Yossi Alpher, the former director of the Jafee Center for Strategic Studies at the Tel Aviv University, takes up the question of the vast difference between the Jewish and Arab narratives.
Jews and Arabs have contradictory histories. The Jewish War for Independence is the Nakba, the catastrophe, to the Arabs. Moreover, the Arabs deny that there was ever a Jewish temple on the Temple Mount/Harim al-Sharif. They call the Jews colonialists, denying them national roots in Jerusalem and in the Land of Israel/Palestine.
Likewise, whether or not the descendants of the circa 750,000 Arabs who left or were expelled in 1948, who now number about four million, will actually return to Israel, “Israel must acknowledge at the level of principle the right of return,” Alpher writes.
He continues: “If the descendants of those expelled in 1948 have, in perpetuity, the right of return, this is because Palestinians’ link to the land is eternal, whereas Jews’ link to the land is not.”
While the last Camp David summit meeting six years ago broke up over the lack of common ground on Jerusalem and the right of return, Alpher says that “a considerable majority on both sides appears today to agree broadly on issues like borders, settlements, security and economic arrangements between Israel and a Palestinian state.”
Agreement on basic issues of borders and settlements in a two state solution is possible, but they will not lead to peace, says Alpher, unless Palestinians can “adjust their narrative to accept Israel’s right to exist as a Jewish state in the Land of Israel/historical Palestine -- and I see little likelihood of this happening in the foreseeable future.”
Alpher concludes with a plea for conflict management instead of conflict resolution. “We should find ways of coexisting with one another and with our conflicting narratives… We can reach partial agreements and solutions. But we cannot truly end the conflict.”
Ghassan Khatib, former Minster of Housing for the Palestine Authority does not disagree. He writes:
“The differences in the two narratives are deep and serious.”
On the Palestinian side, certain narratives need a lot of revision and debate. But the weakness of the Palestinian leadership “restrict the possibilities for debating and revising these narratives,” Katib writes.
He recommends that civil society institutions on both sides try to establish areas of debate on aspects of the respective narratives.
My conclusion from this debate: The Egyptians and Jordanians share the Palestinians view of their history. But they were able to make a cool peace with Israel. The Palestinians have gone the other way and have voted Hamas into office. That leaves the ever-present problem of the large Palestinian minority in Israel as distinct from the Palestinians in the West Bank and Gaza. One out of five Israeli citizens is a Palestinian.

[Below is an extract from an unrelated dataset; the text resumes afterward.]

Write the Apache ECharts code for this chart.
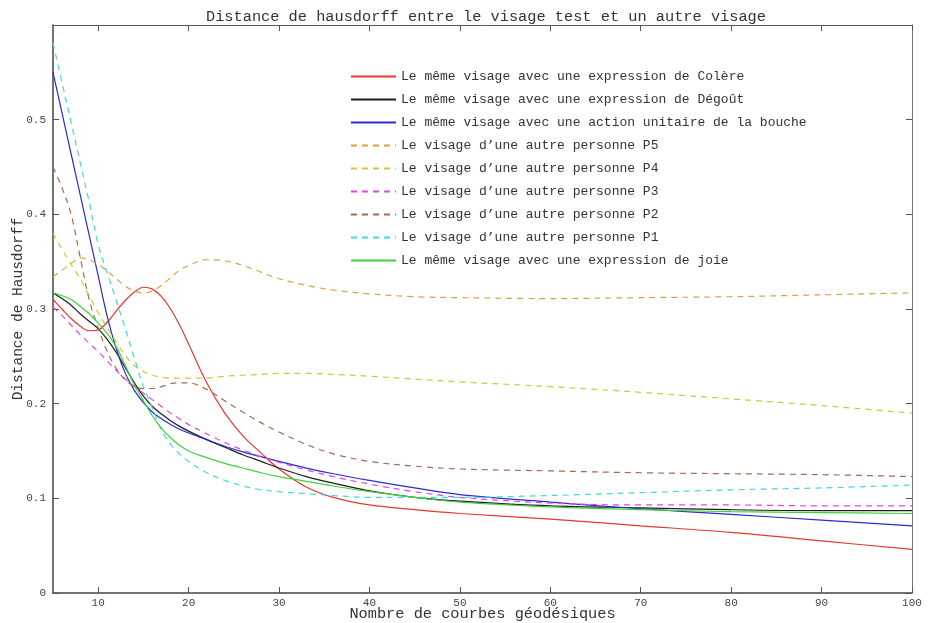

Twenty years ago, the J. Zel Lurie Family Foundation I funded the first bilingual, binational school for Jewish and Arab kids in Neve Shalom/Wahat al Salam, the Oasis of Peace. There are now three others in Jerusalem, the Galilee and Wadi Ara run by Hand in Hand.
I said at the time that a Palestinian state is a far off vision. But Israeli Jews must learn to coexist with the minority of Palestinians who are citizens of Israel. We must educate the Jewish and Palestinian kids together. Each must become fluent in the other’s mother tongue. Each must recognize the humanity of the other. And each must accept the legitimacy of the other’s narrative and live with it in peace and dignity.